今では明るいレンズ(大口径レンズ)というと
開放時のボケ味が話題になることが多いですが
この時代、特にレンズ固定式のコンパクトカメラに搭載される
大口径レンズの役目は「朝夕や室内等の光量の少ない場面で
手振れを起こしにくいシャッタスピードを確保する」ということです。
実際問題、この時代のフィルムはASA100(ISO100)が主流ですから
少し暗めの降りだしそうな曇天(例えばLV10)でも
ASA100・1/125・F2.8とかになってしまうわけですから
室内撮影等になってくると
F2クラスの大口径レンズが必要となってくるわけですね。
そもそも「35DC」の場合はプログラムシャッターなので
意図して絞りをコントロールできるカメラではないので
大口径レンズの役目はやはり「速いSSの確保」なのです。
もちろんフラッシュを使えば真っ暗だったとしても撮影できますし
「35DC」はフラッシュマチック機能も付いているのですが
まだこの時代はフラッシュは外付けですし
「気軽に撮れるコンパクト」の立ち位置的にも
なるべくカメラ単体で対応できるほうが望ましいですものね
絞りコントロール云々はともかく
この「35DC」に搭載されるF.ズイコー40mmF1.7の写りは
非常に評価が高く、独特のシャッター音のセイコーESLシャッターや
気持ちよい巻上等の操作感も併せて
なかなか使っていて気持ちの良いカメラです。
F2.8クラスのレンズを搭載する同時期のコンパクトカメラに比べると
どうしてもレンズの出っ張りは大きいですが
それでも非常にコンパクトな
オリンパスらしいカメラであることは間違いありません。
現在でも非常に人気の高いこともうなづけます。

お預かりしている「35DC」は
距離計の二重像が大きくずれています。
製造されてから50年近く経つとはいえ
こんなに自然にズレるわけないでしょう?というほどです。
多少のことなら微調整で済ませられますが
おそらくこの35DCは分解歴もありそうなので
ファインダーブロックを降ろした際に
大きくズレたのではないかな。

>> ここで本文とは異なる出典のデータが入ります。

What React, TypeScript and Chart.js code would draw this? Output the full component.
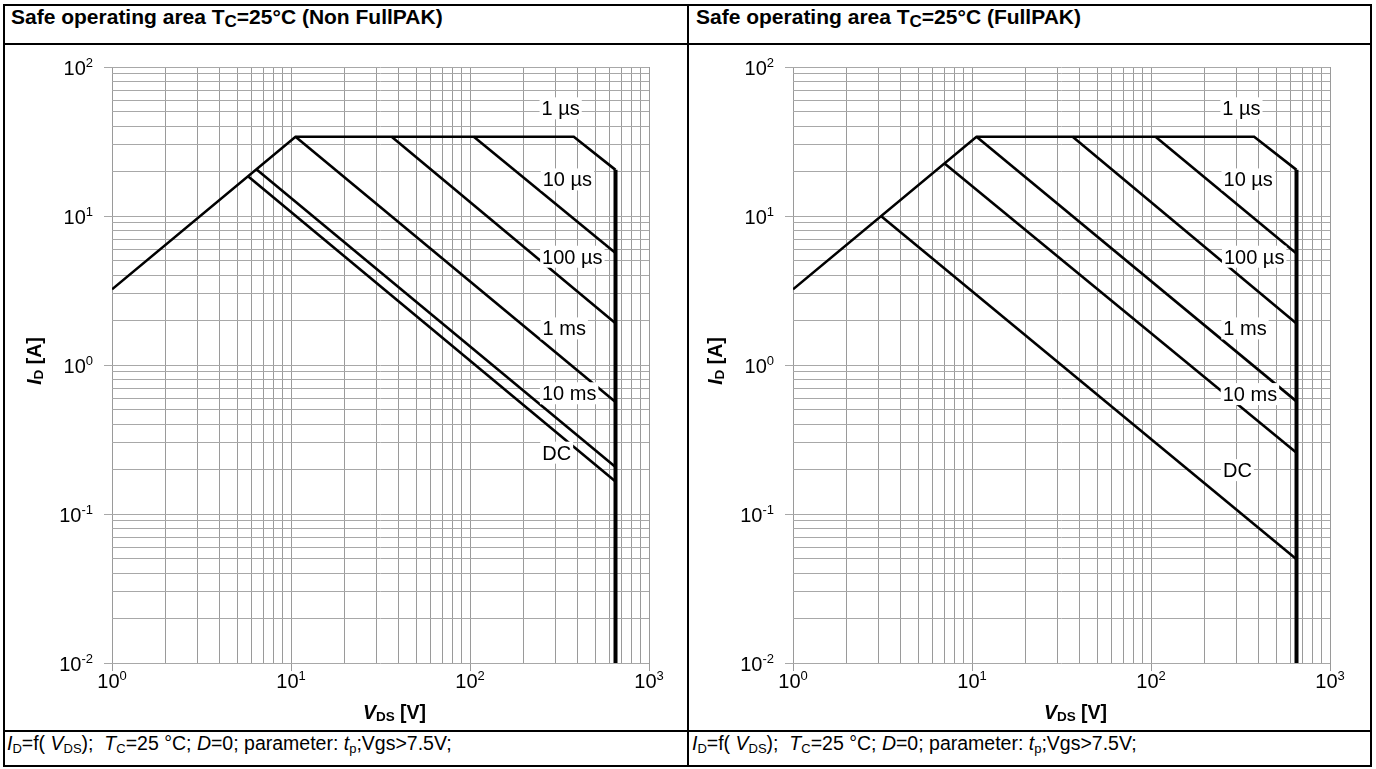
import React, { useEffect, useRef } from 'react';
import { Chart, registerables } from 'chart.js';

Chart.register(...registerables);

const FONT = '"Liberation Sans", Arial, Helvetica, sans-serif';

// ---- axis ticks ----
const X_DECADES = [1, 10, 100, 1000];
const X_EXPONENTS = ['0', '1', '2', '3'];
const Y_DECADES = [0.01, 0.1, 1, 10, 100];
const Y_EXPONENTS = ['-2', '-1', '0', '1', '2'];
const GRID_STEPS = [1, 2, 3, 4, 5, 6, 7, 8, 9];

const CURVE_NAMES = ['1 µs', '10 µs', '100 µs', '1 ms', '10 ms', 'DC'];

// ---- Non FullPAK (V_DS [V], I_D [A]) ----
const NF_1US_V = [1, 10.6, 380, 650];
const NF_1US_I = [3.22, 34, 34, 20.4];
const NF_10US_V = [105, 650];
const NF_10US_I = [34, 5.65];
const NF_100US_V = [36.5, 650];
const NF_100US_I = [34, 1.91];
const NF_1MS_V = [10.6, 650];
const NF_1MS_I = [34, 0.565];
const NF_10MS_V = [6.4, 650];
const NF_10MS_I = [20.6, 0.207];
const NF_DC_V = [5.75, 650];
const NF_DC_I = [18.5, 0.165];
const NF_LIMIT_V = [650, 650];
const NF_LIMIT_I = [20.4, 0.01];
const NF_LABEL_V = [321, 350, 373, 336, 358, 305];
const NF_LABEL_I = [52.8, 17.6, 5.33, 1.76, 0.646, 0.258];

// ---- FullPAK ----
const FP_1US_V = [1, 10.6, 377, 650];
const FP_1US_I = [3.22, 34, 34, 20.4];
const FP_10US_V = [106, 650];
const FP_10US_I = [34, 5.6];
const FP_100US_V = [36.5, 650];
const FP_100US_I = [34, 1.9];
const FP_1MS_V = [10.6, 650];
const FP_1MS_I = [34, 0.57];
const FP_10MS_V = [7.0, 650];
const FP_10MS_I = [22.6, 0.258];
const FP_DC_V = [3.1, 650];
const FP_DC_I = [10, 0.0497];
const FP_LIMIT_V = [650, 650];
const FP_LIMIT_I = [20.4, 0.01];
const FP_LABEL_V = [320, 349, 377, 335, 357, 304];
const FP_LABEL_I = [52.8, 17.6, 5.33, 1.76, 0.638, 0.197];

const X_GRID = X_DECADES.flatMap((d, k) => (k === X_DECADES.length - 1 ? [d] : GRID_STEPS.map((s) => s * d)));
const Y_GRID = Y_DECADES.flatMap((d, k) => (k === Y_DECADES.length - 1 ? [d] : GRID_STEPS.map((s) => s * d)));

const isDecade = (v: number) => Math.abs(Math.log10(v) - Math.round(Math.log10(v))) < 1e-6;

type Seg = { t: string; font: string; dy?: number };

function drawSegs(ctx: CanvasRenderingContext2D, segs: Seg[], cx: number, baseline: number) {
  let total = 0;
  const widths = segs.map((s) => {
    ctx.font = s.font;
    const w = ctx.measureText(s.t).width;
    total += w;
    return w;
  });
  let x = cx - total / 2;
  ctx.textAlign = 'left';
  ctx.textBaseline = 'alphabetic';
  segs.forEach((s, k) => {
    ctx.font = s.font;
    ctx.fillText(s.t, x, baseline + (s.dy || 0));
    x += widths[k];
  });
}

type Curve = { v: number[]; i: number[]; w: number };

function makeTextPlugin(labelV: number[], labelI: number[]) {
  return {
    id: 'soaText',
    afterDraw(chart: any) {
      const ctx: CanvasRenderingContext2D = chart.ctx;
      const { left, right, top, bottom } = chart.chartArea;
      const xs = chart.scales.x;
      const ys = chart.scales.y;
      ctx.save();
      ctx.fillStyle = '#000';

      // curve labels with white boxes
      ctx.font = `20px ${FONT}`;
      CURVE_NAMES.forEach((n, k) => {
        const px = xs.getPixelForValue(labelV[k]);
        const py = ys.getPixelForValue(labelI[k]);
        const w = ctx.measureText(n).width;
        ctx.fillStyle = '#fff';
        ctx.fillRect(px - w / 2 - 2, py - 11, w + 4, 22);
        ctx.fillStyle = '#000';
        ctx.textAlign = 'center';
        ctx.textBaseline = 'alphabetic';
        ctx.fillText(n, px, py + 7);
      });

      // x tick labels
      X_DECADES.forEach((d, k) => {
        const px = xs.getPixelForValue(d);
        ctx.font = `20px ${FONT}`;
        const w1 = ctx.measureText('10').width;
        ctx.font = `13px ${FONT}`;
        const w2 = ctx.measureText(X_EXPONENTS[k]).width;
        const x0 = px - (w1 + w2) / 2;
        const base = bottom + 25;
        ctx.textAlign = 'left';
        ctx.textBaseline = 'alphabetic';
        ctx.font = `20px ${FONT}`;
        ctx.fillText('10', x0, base);
        ctx.font = `13px ${FONT}`;
        ctx.fillText(X_EXPONENTS[k], x0 + w1, base - 8);
      });

      // y tick labels
      Y_DECADES.forEach((d, k) => {
        const py = ys.getPixelForValue(d);
        ctx.font = `13px ${FONT}`;
        const w2 = ctx.measureText(Y_EXPONENTS[k]).width;
        ctx.font = `20px ${FONT}`;
        const w1 = ctx.measureText('10').width;
        const xr = left - 19;
        const base = py + 8;
        ctx.textAlign = 'left';
        ctx.textBaseline = 'alphabetic';
        ctx.font = `20px ${FONT}`;
        ctx.fillText('10', xr - w2 - w1, base);
        ctx.font = `13px ${FONT}`;
        ctx.fillText(Y_EXPONENTS[k], xr - w2, base - 8);
      });

      // x axis title
      drawSegs(
        ctx,
        [
          { t: 'V', font: `italic bold 19.5px ${FONT}` },
          { t: 'DS', font: `bold 13.5px ${FONT}`, dy: 2 },
          { t: ' [V]', font: `bold 19.5px ${FONT}` },
        ],
        (left + right) / 2 + 14,
        bottom + 56
      );

      // y axis title (rotated)
      ctx.translate(left - 71, (top + bottom) / 2);
      ctx.rotate(-Math.PI / 2);
      drawSegs(
        ctx,
        [
          { t: 'I', font: `italic bold 19.5px ${FONT}` },
          { t: 'D', font: `bold 13.5px ${FONT}`, dy: 2 },
          { t: ' [A]', font: `bold 19.5px ${FONT}` },
        ],
        4,
        0
      );
      ctx.restore();
    },
  };
}

function SoaChart(props: {
  curves: Curve[];
  labelV: number[];
  labelI: number[];
  x: number;
  y: number;
  width: number;
  height: number;
  axisW: number;
  padTop: number;
  padRight: number;
}) {
  const ref = useRef<HTMLCanvasElement>(null);
  useEffect(() => {
    const chart = new Chart(ref.current as HTMLCanvasElement, {
      type: 'line',
      data: {
        datasets: props.curves.map((c) => ({
          data: c.v.map((v, k) => ({ x: v, y: c.i[k] })),
          borderColor: '#000',
          borderWidth: c.w,
          pointRadius: 0,
          fill: false,
          tension: 0,
          borderJoinStyle: 'miter',
        })),
      } as any,
      options: {
        animation: false,
        responsive: false,
        maintainAspectRatio: false,
        layout: { padding: { left: 0, right: props.padRight, top: props.padTop, bottom: 0 } },
        plugins: { legend: { display: false }, tooltip: { enabled: false }, title: { display: false } },
        scales: {
          x: {
            type: 'logarithmic',
            min: 1,
            max: 1000,
            afterBuildTicks: (s: any) => {
              s.ticks = X_GRID.map((v) => ({ value: v }));
            },
            afterFit: (s: any) => {
              s.height = props.height - props.padTop - 596;
            },
            ticks: { display: false },
            border: { display: false },
            grid: {
              color: '#9a9a9a',
              lineWidth: 1,
              drawTicks: true,
              tickLength: 8,
              tickColor: (c: any) => (c.tick && isDecade(c.tick.value) ? '#9a9a9a' : 'rgba(0,0,0,0)'),
            },
          },
          y: {
            type: 'logarithmic',
            min: 0.01,
            max: 100,
            afterBuildTicks: (s: any) => {
              s.ticks = Y_GRID.map((v) => ({ value: v }));
            },
            afterFit: (s: any) => {
              s.width = props.axisW;
            },
            ticks: { display: false },
            border: { display: false },
            grid: {
              color: '#a8a8a8',
              lineWidth: 1,
              drawTicks: true,
              tickLength: 8,
              tickColor: (c: any) => (c.tick && isDecade(c.tick.value) ? '#a8a8a8' : 'rgba(0,0,0,0)'),
            },
          },
        },
      } as any,
      plugins: [makeTextPlugin(props.labelV, props.labelI)],
    });
    return () => chart.destroy();
  }, []);
  return (
    <canvas
      ref={ref}
      width={props.width}
      height={props.height}
      style={{ position: 'absolute', left: props.x, top: props.y, width: props.width, height: props.height }}
    />
  );
}

const LW = 2.6;
const LIMIT_W = 4;

const NF_CURVES: Curve[] = [
  { v: NF_1US_V, i: NF_1US_I, w: LW },
  { v: NF_10US_V, i: NF_10US_I, w: LW },
  { v: NF_100US_V, i: NF_100US_I, w: LW },
  { v: NF_1MS_V, i: NF_1MS_I, w: LW },
  { v: NF_10MS_V, i: NF_10MS_I, w: LW },
  { v: NF_DC_V, i: NF_DC_I, w: LW },
  { v: NF_LIMIT_V, i: NF_LIMIT_I, w: LIMIT_W },
];

const FP_CURVES: Curve[] = [
  { v: FP_1US_V, i: FP_1US_I, w: LW },
  { v: FP_10US_V, i: FP_10US_I, w: LW },
  { v: FP_100US_V, i: FP_100US_I, w: LW },
  { v: FP_1MS_V, i: FP_1MS_I, w: LW },
  { v: FP_10MS_V, i: FP_10MS_I, w: LW },
  { v: FP_DC_V, i: FP_DC_I, w: LW },
  { v: FP_LIMIT_V, i: FP_LIMIT_I, w: LIMIT_W },
];

const capSub: React.CSSProperties = { fontSize: 13, verticalAlign: -3 };

function Title(props: { x: number; pak: string }) {
  return (
    <div
      style={{
        position: 'absolute',
        left: props.x,
        top: 5,
        height: 38,
        lineHeight: '38px',
        font: `bold 21px ${FONT}`,
        whiteSpace: 'nowrap',
      }}
    >
      Safe operating area T<span style={{ fontSize: 17, verticalAlign: -3 }}>C</span>=25°C ({props.pak})
    </div>
  );
}

function Caption(props: { x: number }) {
  return (
    <div
      style={{
        position: 'absolute',
        left: props.x,
        top: 732,
        height: 33,
        lineHeight: '33px',
        font: `19.5px ${FONT}`,
        whiteSpace: 'pre',
      }}
    >
      <i>I</i>
      <span style={capSub}>D</span>=f( <i>V</i>
      <span style={capSub}>DS</span>);  <i>T</i>
      <span style={capSub}>C</span>=25 °C; <i>D</i>=0; parameter: <i>t</i>
      <span style={capSub}>p</span>;Vgs&gt;7.5V;
    </div>
  );
}

export default function App() {
  const line = (l: number, t: number, w: number, h: number) => (
    <div style={{ position: 'absolute', left: l, top: t, width: w, height: h, background: '#000' }} />
  );
  return (
    <div
      style={{
        position: 'fixed',
        left: 0,
        top: 0,
        width: 1376,
        height: 769,
        background: '#fff',
        overflow: 'hidden',
        color: '#000',
      }}
    >
      {line(3, 4, 1369, 2)}
      {line(3, 765, 1369, 2)}
      {line(3, 4, 2, 763)}
      {line(1370, 4, 2, 763)}
      {line(687, 4, 2, 763)}
      {line(3, 43, 1369, 2)}
      {line(3, 730, 1369, 2)}
      <Title x={11} pak="Non FullPAK" />
      <Title x={696} pak="FullPAK" />
      <SoaChart
        curves={NF_CURVES}
        labelV={NF_LABEL_V}
        labelI={NF_LABEL_I}
        x={5}
        y={45}
        width={682}
        height={685}
        axisW={107}
        padTop={22}
        padRight={682 - 644}
      />
      <SoaChart
        curves={FP_CURVES}
        labelV={FP_LABEL_V}
        labelI={FP_LABEL_I}
        x={690}
        y={45}
        width={680}
        height={685}
        axisW={103}
        padTop={22}
        padRight={680 - 640}
      />
      <Caption x={7} />
      <Caption x={692} />
    </div>
  );
}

。。と推測されます。
落下とか衝撃でファインダーブロックの立て付けがズレたり
ファインダー内のミラーやレンズが取れたりズレたりということもあり
それだと修理も大変なこともあるのですが
今回はそこまでの重症度ではないようです。
他、ファインダーの汚れや多少の露出計のズレ
オート露出時の制御のズレ等も散見されますので
全体的な分解整備を行います。
その際にどちらにしてもファインダーブロックは取り外すので
立て付けや距離計の設定も最初からやり直します。

写真は一通り整備が終わった状態でのものです。
あとは最終チェックを残すのみの状態です。
貼り革がお洒落ですね。
これは当店で張り替えたものではなくて
もともと受付時からこの貼り革だったものです。
分解整備時には裏蓋はともかく
前板の貼り革はまず間違いなく剥がします。
で、貼り革が交換されているものだと
剥がす際に少々神経を使います。
通常、カメラの貼り革に多く使われている材質のものだと
接着や両面テープを剥がす際に
エタノール等を使っても全く問題ないのですが
交換されているものだとそういうアルコールや溶剤等に
耐性のあまりないものの場合もあるのですね。
なのでこういう交換されている貼り革の場合には
アルコールや溶剤が使えないことも多く
剥がすのに少々苦労します。
今回はそんなことはなかったのですが
明らかに弱そうな材質のものが貼ってあるときに限って
強烈な接着剤で貼ってあることがたまにあるのです(汗)
ちなみにたまにジャンク品で見かけますが
貼り革を瞬間接着剤で貼っているようなものはアウトです。
もうその貼り革は再利用できません。
下手をするとボディ側にもダメージが残ります。
貼り革交換はカメラのイメージも変わって個性も出せて
ドレスアップとしても非常に楽しいものですけどね。
今回の35DCの貼り革は材質も良く個人的にも好みです。